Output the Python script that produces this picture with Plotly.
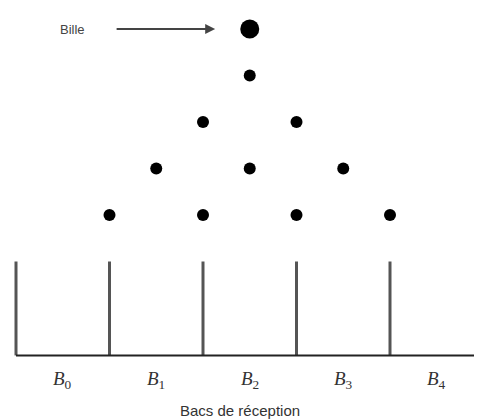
import plotly.graph_objects as go

# Galton board: peg positions (bin units), rows counted from bottom
peg_x = [2.5, 2, 3, 1.5, 2.5, 3.5, 1, 2, 3, 4]
peg_y = [4, 3, 3, 2, 2, 2, 1, 1, 1, 1]
ball_x = [2.5]
ball_y = [5]
wall_x = [0, 1, 2, 3, 4]
bin_labels = ["<i>B</i><sub>0</sub>", "<i>B</i><sub>1</sub>", "<i>B</i><sub>2</sub>",
              "<i>B</i><sub>3</sub>", "<i>B</i><sub>4</sub>"]
bin_centers = [0.5, 1.5, 2.5, 3.5, 4.5]
axis_title = "Bacs de réception"
ball_label = "Bille"

fig = go.Figure()

# walls
for wx in wall_x:
    fig.add_trace(go.Scatter(x=[wx, wx], y=[0, -2.02], mode="lines",
                             line=dict(color="#555555", width=3), hoverinfo="skip",
                             showlegend=False))
# floor
fig.add_trace(go.Scatter(x=[0, 5.2], y=[-2.02, -2.02], mode="lines",
                         line=dict(color="#222222", width=2), hoverinfo="skip",
                         showlegend=False))
# pegs
fig.add_trace(go.Scatter(x=peg_x, y=peg_y, mode="markers",
                         marker=dict(color="black", size=12), showlegend=False))
# ball
fig.add_trace(go.Scatter(x=ball_x, y=ball_y, mode="markers",
                         marker=dict(color="black", size=19), showlegend=False))

# bin labels
for cx, lab in zip(bin_centers, bin_labels):
    fig.add_annotation(x=cx, y=-2.55, text=lab, showarrow=False,
                       font=dict(family="Liberation Serif", size=19, color="#333333"))

fig.add_annotation(x=2.4, y=-3.2, text=axis_title, showarrow=False,
                   font=dict(family="Liberation Sans", size=15, color="#333333"))

fig.add_annotation(x=0.6, y=5, text=ball_label, showarrow=False,
                   font=dict(family="Liberation Sans", size=13, color="#444444"))
# arrow
fig.add_annotation(x=2.13, y=5, ax=1.06, ay=5, xref="x", yref="y", axref="x", ayref="y",
                   text="", showarrow=True, arrowhead=2, arrowsize=1, arrowwidth=2,
                   arrowcolor="#444444")

fig.update_xaxes(range=[-0.0856, 4.984], visible=False, fixedrange=True)
fig.update_yaxes(range=[-3.409, 5.452], visible=False, fixedrange=True)
fig.update_layout(width=474, height=412, margin=dict(l=0, r=0, t=0, b=0),
                  plot_bgcolor="white", paper_bgcolor="white")

fig.write_html("out.html")
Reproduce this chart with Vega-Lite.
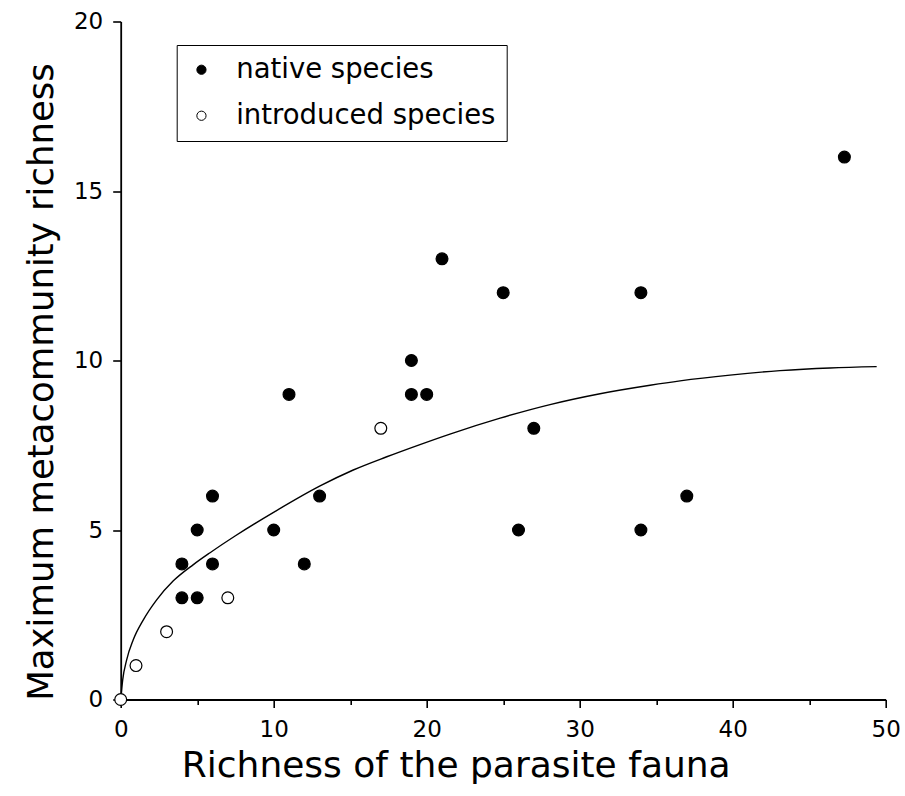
{
  "$schema": "https://vega.github.io/schema/vega-lite/v6.json",
  "width": 765,
  "height": 678,
  "autosize": {"type": "none"},
  "padding": {"left": 120.7, "top": 21.5, "right": 19.3, "bottom": 96.5},
  "background": "white",
  "config": {
    "view": {"stroke": null},
    "font": "DejaVu Sans",
    "axis": {
      "grid": false,
      "domainColor": "black",
      "domainWidth": 1.8,
      "tickColor": "black",
      "tickWidth": 1.6,
      "tickSize": 8,
      "labelColor": "black",
      "labelFont": "DejaVu Sans",
      "labelFontSize": 23,
      "labelFlush": false,
      "titleColor": "black",
      "titleFont": "DejaVu Sans",
      "titleFontWeight": "normal"
    }
  },
  "datasets": {
    "points": [
      {"parasite": 4, "richness": 3, "origin": "native species"},
      {"parasite": 4, "richness": 4, "origin": "native species"},
      {"parasite": 5, "richness": 3, "origin": "native species"},
      {"parasite": 5, "richness": 5, "origin": "native species"},
      {"parasite": 6, "richness": 4, "origin": "native species"},
      {"parasite": 6, "richness": 6, "origin": "native species"},
      {"parasite": 10, "richness": 5, "origin": "native species"},
      {"parasite": 11, "richness": 9, "origin": "native species"},
      {"parasite": 12, "richness": 4, "origin": "native species"},
      {"parasite": 13, "richness": 6, "origin": "native species"},
      {"parasite": 19, "richness": 10, "origin": "native species"},
      {"parasite": 19, "richness": 9, "origin": "native species"},
      {"parasite": 20, "richness": 9, "origin": "native species"},
      {"parasite": 21, "richness": 13, "origin": "native species"},
      {"parasite": 25, "richness": 12, "origin": "native species"},
      {"parasite": 26, "richness": 5, "origin": "native species"},
      {"parasite": 27, "richness": 8, "origin": "native species"},
      {"parasite": 34, "richness": 12, "origin": "native species"},
      {"parasite": 34, "richness": 5, "origin": "native species"},
      {"parasite": 37, "richness": 6, "origin": "native species"},
      {"parasite": 47.3, "richness": 16, "origin": "native species"},
      {"parasite": 0, "richness": 0, "origin": "introduced species"},
      {"parasite": 1, "richness": 1, "origin": "introduced species"},
      {"parasite": 3, "richness": 2, "origin": "introduced species"},
      {"parasite": 7, "richness": 3, "origin": "introduced species"},
      {"parasite": 17, "richness": 8, "origin": "introduced species"}
    ],
    "curve": [
      {"parasite": 0, "richness": 0},
      {"parasite": 0.13, "richness": 0.58},
      {"parasite": 0.39, "richness": 1.17},
      {"parasite": 0.82, "richness": 1.76},
      {"parasite": 1.48, "richness": 2.35},
      {"parasite": 2.35, "richness": 2.94},
      {"parasite": 3.44, "richness": 3.5},
      {"parasite": 4.75, "richness": 3.98},
      {"parasite": 5.84, "richness": 4.33},
      {"parasite": 7.5, "richness": 4.83},
      {"parasite": 10.1, "richness": 5.55},
      {"parasite": 13.03, "richness": 6.3},
      {"parasite": 15.2, "richness": 6.77},
      {"parasite": 17.39, "richness": 7.16},
      {"parasite": 19.56, "richness": 7.52},
      {"parasite": 21.52, "richness": 7.83},
      {"parasite": 24.8, "richness": 8.3},
      {"parasite": 28.06, "richness": 8.7},
      {"parasite": 31.33, "richness": 9.02},
      {"parasite": 34.6, "richness": 9.27},
      {"parasite": 36.56, "richness": 9.4},
      {"parasite": 39.82, "richness": 9.57},
      {"parasite": 43.09, "richness": 9.7},
      {"parasite": 46.36, "richness": 9.78},
      {"parasite": 49.41, "richness": 9.82}
    ]
  },
  "encoding": {
    "y": {
      "field": "richness",
      "type": "quantitative",
      "scale": {"domain": [0, 20], "nice": false},
      "axis": {
        "title": "Maximum metacommunity richness",
        "values": [0, 5, 10, 15, 20],
        "labelPadding": 10,
        "titleFontSize": 35.5,
        "titlePadding": 14,
        "titleY": 360
      }
    }
  },
  "layer": [
    {
      "data": {"name": "curve"},
      "mark": {"type": "line", "color": "black", "strokeWidth": 1.4, "interpolate": "monotone"},
      "encoding": {
        "x": {
          "field": "parasite",
          "type": "quantitative",
          "scale": {"domain": [0, 50], "nice": false},
          "axis": {
            "orient": "bottom",
            "values": [5, 15, 25, 35, 45],
            "labels": false,
            "domain": false,
            "tickSize": 5,
            "title": null
          }
        }
      }
    },
    {
      "data": {"name": "points"},
      "mark": {"type": "point", "filled": true, "stroke": "black", "strokeWidth": 1.2, "size": 140, "opacity": 1},
      "encoding": {
        "x": {
          "field": "parasite",
          "type": "quantitative",
          "scale": {"domain": [0, 50], "nice": false},
          "axis": {
            "orient": "bottom",
            "title": "Richness of the parasite fauna",
            "values": [0, 10, 20, 30, 40, 50],
            "labelPadding": 11,
            "titleFontSize": 36,
            "titlePadding": 7,
            "titleX": 335
          }
        },
        "fill": {
          "field": "origin",
          "type": "nominal",
          "scale": {"domain": ["native species", "introduced species"], "range": ["black", "white"]},
          "legend": {
            "title": null,
            "orient": "none",
            "legendX": 56,
            "legendY": 23.5,
            "strokeColor": "black",
            "fillColor": "white",
            "padding": 11,
            "labelFont": "DejaVu Sans",
            "labelFontSize": 27.5,
            "labelColor": "black",
            "labelOffset": 21,
            "labelLimit": 500,
            "rowPadding": 17,
            "symbolSize": 85,
            "symbolType": "circle",
            "symbolStrokeColor": "black",
            "symbolStrokeWidth": 1,
            "symbolOpacity": 1
          }
        }
      }
    }
  ],
  "resolve": {"axis": {"x": "independent"}}
}
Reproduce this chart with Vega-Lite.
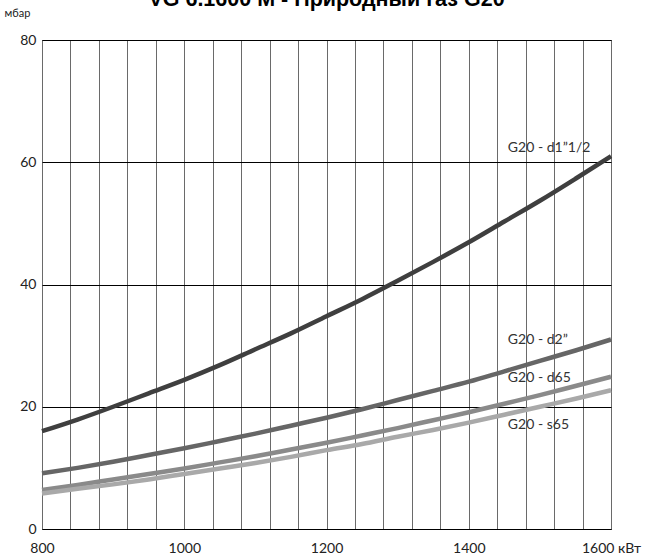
{
  "$schema": "https://vega.github.io/schema/vega-lite/v6.json",
  "width": 569,
  "height": 489,
  "autosize": {"type": "none"},
  "padding": {"left": 42, "top": 40, "right": 41, "bottom": 31},
  "title": {
    "text": "VG 6.1600 M - Природный газ G20",
    "font": "Liberation Sans",
    "fontSize": 21.5,
    "fontWeight": "bold",
    "color": "#000",
    "anchor": "middle",
    "frame": "group",
    "baseline": "alphabetic",
    "offset": 0,
    "dy": 20
  },
  "config": {
    "view": {"stroke": "#111", "strokeWidth": 1}
  },
  "datasets": {
    "curves": [
      {"q": 800, "p": 16.0, "s": "d1"}, {"q": 850, "p": 17.9, "s": "d1"}, {"q": 900, "p": 20.0, "s": "d1"}, {"q": 950, "p": 22.2, "s": "d1"},
      {"q": 1000, "p": 24.4, "s": "d1"}, {"q": 1050, "p": 26.8, "s": "d1"}, {"q": 1100, "p": 29.4, "s": "d1"}, {"q": 1150, "p": 32.0, "s": "d1"},
      {"q": 1200, "p": 34.8, "s": "d1"}, {"q": 1250, "p": 37.6, "s": "d1"}, {"q": 1300, "p": 40.6, "s": "d1"}, {"q": 1350, "p": 43.7, "s": "d1"},
      {"q": 1400, "p": 46.9, "s": "d1"}, {"q": 1450, "p": 50.3, "s": "d1"}, {"q": 1500, "p": 53.7, "s": "d1"}, {"q": 1550, "p": 57.3, "s": "d1"},
      {"q": 1600, "p": 61.0, "s": "d1"},
      {"q": 800, "p": 9.1, "s": "d2"}, {"q": 850, "p": 10.0, "s": "d2"}, {"q": 900, "p": 11.0, "s": "d2"}, {"q": 950, "p": 12.1, "s": "d2"},
      {"q": 1000, "p": 13.2, "s": "d2"}, {"q": 1050, "p": 14.4, "s": "d2"}, {"q": 1100, "p": 15.6, "s": "d2"}, {"q": 1150, "p": 16.9, "s": "d2"},
      {"q": 1200, "p": 18.2, "s": "d2"}, {"q": 1250, "p": 19.6, "s": "d2"}, {"q": 1300, "p": 21.1, "s": "d2"}, {"q": 1350, "p": 22.6, "s": "d2"},
      {"q": 1400, "p": 24.1, "s": "d2"}, {"q": 1450, "p": 25.8, "s": "d2"}, {"q": 1500, "p": 27.5, "s": "d2"}, {"q": 1550, "p": 29.2, "s": "d2"},
      {"q": 1600, "p": 31.0, "s": "d2"},
      {"q": 800, "p": 6.4, "s": "d65"}, {"q": 850, "p": 7.2, "s": "d65"}, {"q": 900, "p": 8.1, "s": "d65"}, {"q": 950, "p": 9.0, "s": "d65"},
      {"q": 1000, "p": 9.9, "s": "d65"}, {"q": 1050, "p": 10.9, "s": "d65"}, {"q": 1100, "p": 11.9, "s": "d65"}, {"q": 1150, "p": 13.0, "s": "d65"},
      {"q": 1200, "p": 14.1, "s": "d65"}, {"q": 1250, "p": 15.3, "s": "d65"}, {"q": 1300, "p": 16.5, "s": "d65"}, {"q": 1350, "p": 17.8, "s": "d65"},
      {"q": 1400, "p": 19.1, "s": "d65"}, {"q": 1450, "p": 20.5, "s": "d65"}, {"q": 1500, "p": 21.9, "s": "d65"}, {"q": 1550, "p": 23.4, "s": "d65"},
      {"q": 1600, "p": 24.9, "s": "d65"},
      {"q": 800, "p": 5.8, "s": "s65"}, {"q": 850, "p": 6.6, "s": "s65"}, {"q": 900, "p": 7.3, "s": "s65"}, {"q": 950, "p": 8.1, "s": "s65"},
      {"q": 1000, "p": 9.0, "s": "s65"}, {"q": 1050, "p": 9.9, "s": "s65"}, {"q": 1100, "p": 10.8, "s": "s65"}, {"q": 1150, "p": 11.8, "s": "s65"},
      {"q": 1200, "p": 12.9, "s": "s65"}, {"q": 1250, "p": 13.9, "s": "s65"}, {"q": 1300, "p": 15.1, "s": "s65"}, {"q": 1350, "p": 16.2, "s": "s65"},
      {"q": 1400, "p": 17.4, "s": "s65"}, {"q": 1450, "p": 18.7, "s": "s65"}, {"q": 1500, "p": 20.0, "s": "s65"}, {"q": 1550, "p": 21.3, "s": "s65"},
      {"q": 1600, "p": 22.7, "s": "s65"}
    ],
    "labels": [
      {"q": 1455, "p": 62.4, "label": "G20 - d1”1/2"},
      {"q": 1455, "p": 30.9, "label": "G20 - d2”"},
      {"q": 1455, "p": 24.7, "label": "G20 - d65"},
      {"q": 1455, "p": 17.0, "label": "G20 - s65"}
    ]
  },
  "encoding": {
    "x": {
      "field": "q", "type": "quantitative",
      "scale": {"domain": [800, 1600], "nice": false, "zero": false},
      "axis": {
        "values": [800, 840, 880, 920, 960, 1000, 1040, 1080, 1120, 1160, 1200, 1240, 1280, 1320, 1360, 1400, 1440, 1480, 1520, 1560, 1600],
        "format": "d",
        "labelExpr": "datum.value % 200 == 0 ? (datum.value == 1600 ? '1600 кВт' : datum.label) : ''",
        "grid": true, "gridColor": "#6a6a6a", "gridWidth": 1,
        "ticks": false, "domain": false,
        "labelFlush": false, "labelOverlap": false, "labelBound": false,
        "labelFont": "Lato", "labelFontSize": 14, "labelColor": "#222",
        "labelPadding": 12,
        "title": null
      }
    },
    "y": {
      "field": "p", "type": "quantitative",
      "scale": {"domain": [0, 80], "nice": false},
      "axis": {
        "values": [0, 20, 40, 60, 80],
        "grid": true, "gridColor": "#000", "gridWidth": 1,
        "ticks": false, "domain": false,
        "labelFont": "Lato", "labelFontSize": 14, "labelColor": "#222",
        "labelPadding": 6,
        "title": "мбар",
        "titleAngle": 0, "titleX": -38, "titleY": -27,
        "titleAlign": "left", "titleBaseline": "middle",
        "titleFont": "Lato", "titleFontSize": 11, "titleFontWeight": "normal", "titleColor": "#222"
      }
    }
  },
  "layer": [
    {
      "data": {"name": "curves"},
      "mark": {"type": "line", "strokeWidth": 4.5, "interpolate": "monotone", "strokeCap": "butt"},
      "encoding": {
        "color": {
          "field": "s", "type": "nominal",
          "scale": {"domain": ["d1", "d2", "d65", "s65"], "range": ["#3f3f3f", "#666666", "#8a8a8a", "#a9a9a9"]},
          "legend": null
        },
        "order": {"field": "q"}
      }
    },
    {
      "data": {"name": "labels"},
      "mark": {"type": "text", "align": "left", "baseline": "middle", "font": "Lato", "fontSize": 14, "color": "#333"},
      "encoding": {
        "text": {"field": "label"}
      }
    }
  ]
}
****
= DIRECTIVE =
Repeat only the lines between the top of the entries above and the line containing "fig = go.Figure()", both ends included, without the pictures.

= WORKED SOLUTION =
Output the Python script that produces this picture with Plotly.
import plotly.graph_objects as go

# Galton board: peg positions (bin units), rows counted from bottom
peg_x = [2.5, 2, 3, 1.5, 2.5, 3.5, 1, 2, 3, 4]
peg_y = [4, 3, 3, 2, 2, 2, 1, 1, 1, 1]
ball_x = [2.5]
ball_y = [5]
wall_x = [0, 1, 2, 3, 4]
bin_labels = ["<i>B</i><sub>0</sub>", "<i>B</i><sub>1</sub>", "<i>B</i><sub>2</sub>",
              "<i>B</i><sub>3</sub>", "<i>B</i><sub>4</sub>"]
bin_centers = [0.5, 1.5, 2.5, 3.5, 4.5]
axis_title = "Bacs de réception"
ball_label = "Bille"

fig = go.Figure()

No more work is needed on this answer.